MATERIAL
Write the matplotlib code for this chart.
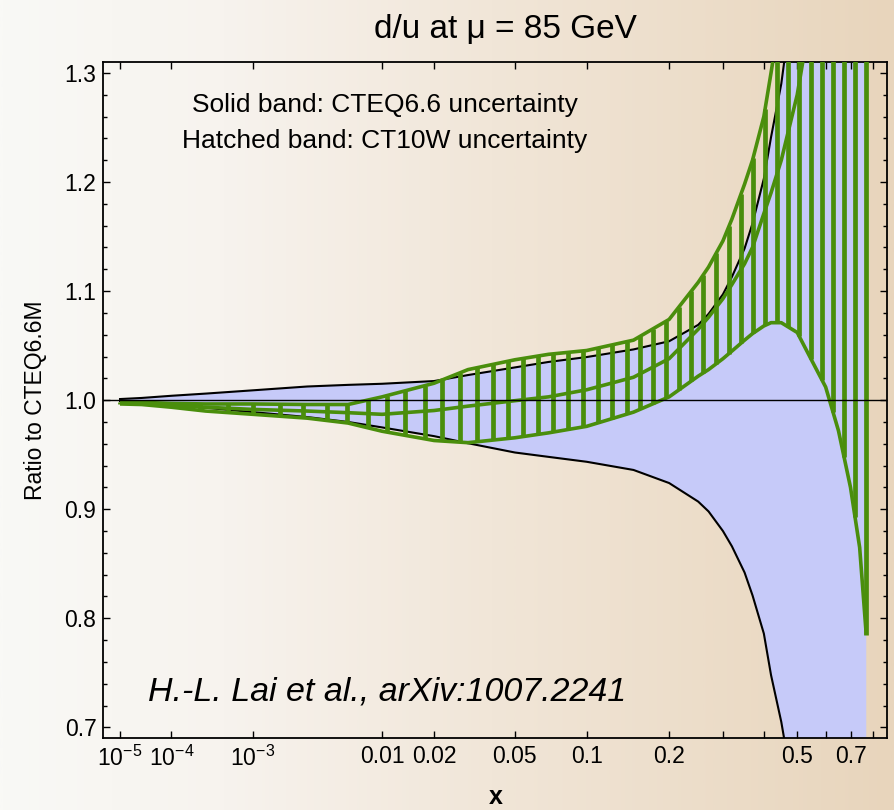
import numpy as np
import matplotlib
matplotlib.use("Agg")
import matplotlib.pyplot as plt
from matplotlib.colors import LinearSegmentedColormap
from matplotlib.ticker import FixedLocator, FixedFormatter, MultipleLocator, FormatStrFormatter

# ---------------- data ----------------
x_grid = [1e-5, 3e-5, 1e-4, 3e-4, 1e-3, 3e-3, 0.006, 0.01, 0.02, 0.03, 0.05, 0.07,
          0.1, 0.15, 0.2, 0.25, 0.27, 0.3, 0.32, 0.35, 0.37, 0.4, 0.42, 0.45,
          0.5, 0.55, 0.6, 0.65, 0.7, 0.74, 0.77]

# CTEQ6.6 uncertainty band (solid)
cteq66_upper = [1.001, 1.002, 1.004, 1.006, 1.009, 1.0125, 1.014, 1.015, 1.0175, 1.023, 1.030, 1.035,
                1.0395, 1.0465, 1.054, 1.069, 1.079, 1.097, 1.113, 1.139, 1.162, 1.203, 1.241, 1.29,
                1.40, 1.52, 1.65, 1.80, 1.95, 2.10, 2.20]
cteq66_lower = [0.999, 0.998, 0.996, 0.993, 0.989, 0.9845, 0.980, 0.975, 0.967, 0.9605, 0.952, 0.948,
                0.9435, 0.936, 0.924, 0.907, 0.898, 0.880, 0.866, 0.842, 0.821, 0.786, 0.748, 0.705,
                0.62, 0.52, 0.42, 0.30, 0.20, 0.10, 0.0]

# CT10W uncertainty band (hatched)
ct10w_upper = [0.9985, 0.998, 0.997, 0.9965, 0.9965, 0.996, 0.996, 1.003, 1.0155, 1.028, 1.037, 1.042,
               1.0455, 1.055, 1.074, 1.108, 1.122, 1.146, 1.166, 1.198, 1.22, 1.26, 1.30, 1.36,
               1.48, 1.60, 1.75, 1.90, 2.10, 2.25, 2.40]
ct10w_central = [0.9975, 0.997, 0.995, 0.9935, 0.9915, 0.990, 0.9885, 0.987, 0.9905, 0.9945, 0.9995, 1.003,
                 1.0095, 1.021, 1.038, 1.065, 1.076, 1.093, 1.106, 1.125, 1.14, 1.171, 1.19, 1.22,
                 1.28, 1.36, 1.45, 1.55, 1.70, 1.80, 1.90]
ct10w_lower = [0.9965, 0.996, 0.9935, 0.990, 0.987, 0.9835, 0.979, 0.9715, 0.963, 0.961, 0.9655, 0.970,
               0.976, 0.989, 1.003, 1.022, 1.028, 1.038, 1.045, 1.055, 1.061, 1.068, 1.071, 1.071,
               1.062, 1.036, 1.012, 0.972, 0.92, 0.865, 0.785]

# x positions of the vertical hatch bars
hatch_x = [1.0e-5, 3.5e-5, 1.02e-4, 2.54e-4, 5.5e-4, 1.003e-3, 1.785e-3, 2.782e-3, 4.252e-3, 5.904e-3,
           8.153e-3, 0.010735, 0.013746, 0.017852, 0.022063, 0.027351, 0.033236, 0.039657, 0.046546,
           0.05436, 0.063185, 0.073125, 0.084278, 0.096755, 0.11066, 0.12505, 0.14208, 0.1583, 0.17596,
           0.19517, 0.21601, 0.2368, 0.25918, 0.28528, 0.31343, 0.34137, 0.37124, 0.4032, 0.4373,
           0.47057, 0.5058, 0.54664, 0.58634, 0.62833, 0.67266, 0.71949, 0.77]

xtick_vals = [1e-5, 1e-4, 1e-3, 0.01, 0.02, 0.05, 0.1, 0.2, 0.5, 0.7]
xtick_labels = [r"$10^{-5}$", r"$10^{-4}$", r"$10^{-3}$", "0.01", "0.02", "0.05", "0.1", "0.2", "0.5", "0.7"]
xtick_extra = [0.3, 0.4, 0.6, 0.8]

# ---------------- style ----------------
plt.rcParams["font.family"] = ["Liberation Sans", "DejaVu Sans"]
plt.rcParams["mathtext.fontset"] = "custom"
plt.rcParams["mathtext.rm"] = "Liberation Sans"
plt.rcParams["mathtext.it"] = "Liberation Sans:italic"
plt.rcParams["mathtext.bf"] = "Liberation Sans:bold"

GREEN = "#4a8e0c"
BLUE = "#c6caf9"

fig = plt.figure(figsize=(8.94, 8.10), dpi=100)

# background gradient
bg = fig.add_axes([0, 0, 1, 1], zorder=-10)
bg.axis("off")
cmap = LinearSegmentedColormap.from_list(
    "bg", [(0.0, "#f9f9f6"), (0.25, "#f7f3ee"), (0.55, "#f1e6d8"), (1.0, "#e8d5bc")])
bg.imshow(np.linspace(0, 1, 512)[None, :], aspect="auto", cmap=cmap, extent=[0, 1, 0, 1])
bg.set_xlim(0, 1)
bg.set_ylim(0, 1)

ax = fig.add_axes([0.1156, 0.0885, 0.8762, 0.835])
ax.set_facecolor("none")
ax.set_xscale("function", functions=(lambda v: np.power(np.clip(v, 0, None), 0.2),
                                     lambda u: np.power(np.clip(u, 0, None), 5)))

xg = np.array(x_grid)
# solid CTEQ6.6 band
ax.fill_between(xg, cteq66_lower, cteq66_upper, color=BLUE, lw=0, zorder=1)
ax.plot(xg, cteq66_upper, color="black", lw=1.5, zorder=2)
ax.plot(xg, cteq66_lower, color="black", lw=1.5, zorder=2)

# hatched CT10W band
ug = xg ** 0.2
uh = np.array(hatch_x) ** 0.2
lo_h = np.interp(uh, ug, ct10w_lower)
hi_h = np.interp(uh, ug, ct10w_upper)
ax.vlines(hatch_x, lo_h, hi_h, color=GREEN, lw=3.4, zorder=3)
for s in (ct10w_upper, ct10w_central, ct10w_lower):
    ax.plot(xg, s, color=GREEN, lw=2.6, zorder=4, solid_capstyle="butt")

ax.axhline(1.0, color="black", lw=1.0, zorder=5)

ax.set_xlim(3.487e-6, 0.86896)
ax.set_ylim(0.69, 1.31)

ax.xaxis.set_major_locator(FixedLocator(xtick_vals))
ax.xaxis.set_major_formatter(FixedFormatter(xtick_labels))
ax.xaxis.set_minor_locator(FixedLocator(xtick_extra))
ax.yaxis.set_major_locator(MultipleLocator(0.1))
ax.yaxis.set_minor_locator(MultipleLocator(0.02))
ax.yaxis.set_major_formatter(FormatStrFormatter("%.1f"))

ax.tick_params(which="both", direction="in", top=True, right=True, width=1.0, colors="black")
ax.tick_params(axis="x", which="both", length=5)
ax.tick_params(axis="y", which="major", length=5)
ax.tick_params(axis="y", which="minor", length=3)
ax.tick_params(axis="both", which="major", labelsize=16.5, pad=5)
for sp in ax.spines.values():
    sp.set_linewidth(1.3)

fig.text(0.565, 0.963, "d/u at μ = 85 GeV", ha="center", va="center", fontsize=24)
fig.text(0.040, 0.506, "Ratio to CTEQ6.6M", ha="center", va="center", rotation=90, fontsize=16.5)
fig.text(0.554, 0.016, "x", ha="center", va="center", fontsize=18, fontweight="bold")

ax.text(0.3596, 0.9364, "Solid band: CTEQ6.6 uncertainty", transform=ax.transAxes,
        ha="center", va="center", fontsize=19)
ax.text(0.3596, 0.883, "Hatched band: CT10W uncertainty", transform=ax.transAxes,
        ha="center", va="center", fontsize=19)
ax.text(0.057, 0.0685, "H.-L. Lai et al., arXiv:1007.2241", transform=ax.transAxes,
        ha="left", va="center", fontsize=24.5, style="italic")

fig.savefig("out.png", dpi=100)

STATED TASK
Extract the full listing above verbatim; pictures are to be left out of the copy.

TASK SOLUTION
Write the matplotlib code for this chart.
import numpy as np
import matplotlib
matplotlib.use("Agg")
import matplotlib.pyplot as plt
from matplotlib.colors import LinearSegmentedColormap
from matplotlib.ticker import FixedLocator, FixedFormatter, MultipleLocator, FormatStrFormatter

# ---------------- data ----------------
x_grid = [1e-5, 3e-5, 1e-4, 3e-4, 1e-3, 3e-3, 0.006, 0.01, 0.02, 0.03, 0.05, 0.07,
          0.1, 0.15, 0.2, 0.25, 0.27, 0.3, 0.32, 0.35, 0.37, 0.4, 0.42, 0.45,
          0.5, 0.55, 0.6, 0.65, 0.7, 0.74, 0.77]

# CTEQ6.6 uncertainty band (solid)
cteq66_upper = [1.001, 1.002, 1.004, 1.006, 1.009, 1.0125, 1.014, 1.015, 1.0175, 1.023, 1.030, 1.035,
                1.0395, 1.0465, 1.054, 1.069, 1.079, 1.097, 1.113, 1.139, 1.162, 1.203, 1.241, 1.29,
                1.40, 1.52, 1.65, 1.80, 1.95, 2.10, 2.20]
cteq66_lower = [0.999, 0.998, 0.996, 0.993, 0.989, 0.9845, 0.980, 0.975, 0.967, 0.9605, 0.952, 0.948,
                0.9435, 0.936, 0.924, 0.907, 0.898, 0.880, 0.866, 0.842, 0.821, 0.786, 0.748, 0.705,
                0.62, 0.52, 0.42, 0.30, 0.20, 0.10, 0.0]

# CT10W uncertainty band (hatched)
ct10w_upper = [0.9985, 0.998, 0.997, 0.9965, 0.9965, 0.996, 0.996, 1.003, 1.0155, 1.028, 1.037, 1.042,
               1.0455, 1.055, 1.074, 1.108, 1.122, 1.146, 1.166, 1.198, 1.22, 1.26, 1.30, 1.36,
               1.48, 1.60, 1.75, 1.90, 2.10, 2.25, 2.40]
ct10w_central = [0.9975, 0.997, 0.995, 0.9935, 0.9915, 0.990, 0.9885, 0.987, 0.9905, 0.9945, 0.9995, 1.003,
                 1.0095, 1.021, 1.038, 1.065, 1.076, 1.093, 1.106, 1.125, 1.14, 1.171, 1.19, 1.22,
                 1.28, 1.36, 1.45, 1.55, 1.70, 1.80, 1.90]
ct10w_lower = [0.9965, 0.996, 0.9935, 0.990, 0.987, 0.9835, 0.979, 0.9715, 0.963, 0.961, 0.9655, 0.970,
               0.976, 0.989, 1.003, 1.022, 1.028, 1.038, 1.045, 1.055, 1.061, 1.068, 1.071, 1.071,
               1.062, 1.036, 1.012, 0.972, 0.92, 0.865, 0.785]

# x positions of the vertical hatch bars
hatch_x = [1.0e-5, 3.5e-5, 1.02e-4, 2.54e-4, 5.5e-4, 1.003e-3, 1.785e-3, 2.782e-3, 4.252e-3, 5.904e-3,
           8.153e-3, 0.010735, 0.013746, 0.017852, 0.022063, 0.027351, 0.033236, 0.039657, 0.046546,
           0.05436, 0.063185, 0.073125, 0.084278, 0.096755, 0.11066, 0.12505, 0.14208, 0.1583, 0.17596,
           0.19517, 0.21601, 0.2368, 0.25918, 0.28528, 0.31343, 0.34137, 0.37124, 0.4032, 0.4373,
           0.47057, 0.5058, 0.54664, 0.58634, 0.62833, 0.67266, 0.71949, 0.77]

xtick_vals = [1e-5, 1e-4, 1e-3, 0.01, 0.02, 0.05, 0.1, 0.2, 0.5, 0.7]
xtick_labels = [r"$10^{-5}$", r"$10^{-4}$", r"$10^{-3}$", "0.01", "0.02", "0.05", "0.1", "0.2", "0.5", "0.7"]
xtick_extra = [0.3, 0.4, 0.6, 0.8]

# ---------------- style ----------------
plt.rcParams["font.family"] = ["Liberation Sans", "DejaVu Sans"]
plt.rcParams["mathtext.fontset"] = "custom"
plt.rcParams["mathtext.rm"] = "Liberation Sans"
plt.rcParams["mathtext.it"] = "Liberation Sans:italic"
plt.rcParams["mathtext.bf"] = "Liberation Sans:bold"

GREEN = "#4a8e0c"
BLUE = "#c6caf9"

fig = plt.figure(figsize=(8.94, 8.10), dpi=100)

# background gradient
bg = fig.add_axes([0, 0, 1, 1], zorder=-10)
bg.axis("off")
cmap = LinearSegmentedColormap.from_list(
    "bg", [(0.0, "#f9f9f6"), (0.25, "#f7f3ee"), (0.55, "#f1e6d8"), (1.0, "#e8d5bc")])
bg.imshow(np.linspace(0, 1, 512)[None, :], aspect="auto", cmap=cmap, extent=[0, 1, 0, 1])
bg.set_xlim(0, 1)
bg.set_ylim(0, 1)

ax = fig.add_axes([0.1156, 0.0885, 0.8762, 0.835])
ax.set_facecolor("none")
ax.set_xscale("function", functions=(lambda v: np.power(np.clip(v, 0, None), 0.2),
                                     lambda u: np.power(np.clip(u, 0, None), 5)))

xg = np.array(x_grid)
# solid CTEQ6.6 band
ax.fill_between(xg, cteq66_lower, cteq66_upper, color=BLUE, lw=0, zorder=1)
ax.plot(xg, cteq66_upper, color="black", lw=1.5, zorder=2)
ax.plot(xg, cteq66_lower, color="black", lw=1.5, zorder=2)

# hatched CT10W band
ug = xg ** 0.2
uh = np.array(hatch_x) ** 0.2
lo_h = np.interp(uh, ug, ct10w_lower)
hi_h = np.interp(uh, ug, ct10w_upper)
ax.vlines(hatch_x, lo_h, hi_h, color=GREEN, lw=3.4, zorder=3)
for s in (ct10w_upper, ct10w_central, ct10w_lower):
    ax.plot(xg, s, color=GREEN, lw=2.6, zorder=4, solid_capstyle="butt")

ax.axhline(1.0, color="black", lw=1.0, zorder=5)

ax.set_xlim(3.487e-6, 0.86896)
ax.set_ylim(0.69, 1.31)

ax.xaxis.set_major_locator(FixedLocator(xtick_vals))
ax.xaxis.set_major_formatter(FixedFormatter(xtick_labels))
ax.xaxis.set_minor_locator(FixedLocator(xtick_extra))
ax.yaxis.set_major_locator(MultipleLocator(0.1))
ax.yaxis.set_minor_locator(MultipleLocator(0.02))
ax.yaxis.set_major_formatter(FormatStrFormatter("%.1f"))

ax.tick_params(which="both", direction="in", top=True, right=True, width=1.0, colors="black")
ax.tick_params(axis="x", which="both", length=5)
ax.tick_params(axis="y", which="major", length=5)
ax.tick_params(axis="y", which="minor", length=3)
ax.tick_params(axis="both", which="major", labelsize=16.5, pad=5)
for sp in ax.spines.values():
    sp.set_linewidth(1.3)

fig.text(0.565, 0.963, "d/u at μ = 85 GeV", ha="center", va="center", fontsize=24)
fig.text(0.040, 0.506, "Ratio to CTEQ6.6M", ha="center", va="center", rotation=90, fontsize=16.5)
fig.text(0.554, 0.016, "x", ha="center", va="center", fontsize=18, fontweight="bold")

ax.text(0.3596, 0.9364, "Solid band: CTEQ6.6 uncertainty", transform=ax.transAxes,
        ha="center", va="center", fontsize=19)
ax.text(0.3596, 0.883, "Hatched band: CT10W uncertainty", transform=ax.transAxes,
        ha="center", va="center", fontsize=19)
ax.text(0.057, 0.0685, "H.-L. Lai et al., arXiv:1007.2241", transform=ax.transAxes,
        ha="left", va="center", fontsize=24.5, style="italic")

fig.savefig("out.png", dpi=100)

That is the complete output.